A friend or stranger may make an offhand remark that we take so deeply into our bodies and minds that they become part of our identities. And if, as in Josephine’s case, the critical voices have been passed down “like family heirlooms,” the identification goes even deeper. I have a friend who hears the scornful voice of her long-dead mother—a woman who revered thinness above all human attributes— when she gains even a few pounds. Paradoxically, at times, such critical voices may even comfort us by linking us to our past and to the most important people in our lives. The judgments of those we loved or admired are part of our story, and, if we don’t spot them when they arise, they become the judgments we project on others, as well as ourselves.

Mindfulness helps us see the addictive aspect of self-criticism—a repetitive cycle of flaying ourselves again and again, feeling the pain anew. The inner critic may become a kind of companion in our suffering and isolation. As long as we judge ourselves harshly, it can feel as if we’re making progress against our many flaws. But in reality, we’re only reinforcing our sense of unworthiness.

Yet when we start to pay attention, we notice how quickly the critic jumps in, even when something good happens. If people befriend us, our critic may whisper that if they only knew how insecure and defective we are, they wouldn’t stick around for long. Or say you’ve just run a marathon.

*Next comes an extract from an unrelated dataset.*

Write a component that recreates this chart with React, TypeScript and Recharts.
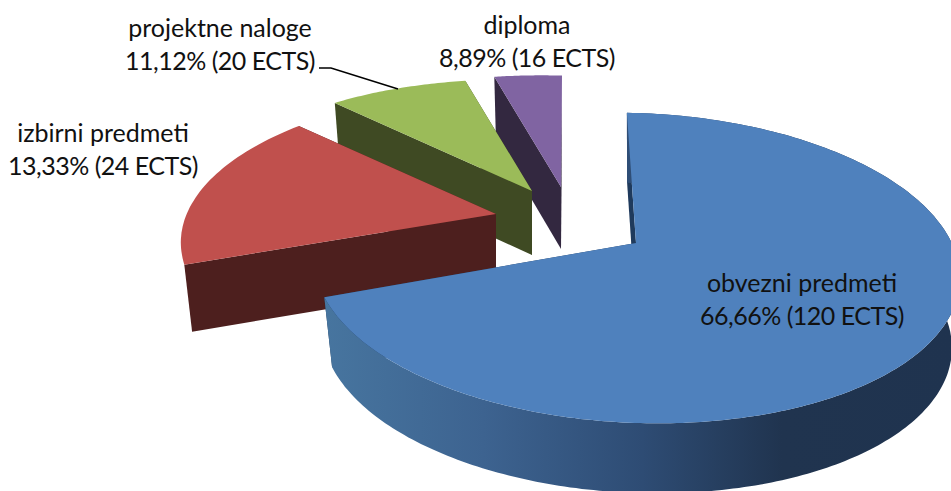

Are you celebrating the fact that you trained, ran, and finished? Or are you upbraiding yourself for being the last person to cross the finish line?

One student told me that shortly after the birth of her second child she went into a tailspin of self-judgment because her house was messy and she wasn’t keeping up her appearance or getting to the ironing. The noise of her self-abuse was so loud that it was more than a week before she realized she was comparing herself to her mother, a woman who always looked put together and kept a spotless home despite having two children—but she also happened to have a housekeeper who came in every day. Comparison is one of the critic’s favorite weapons. Luckily, mindfulness is so much wiser and more robust than our inner critic.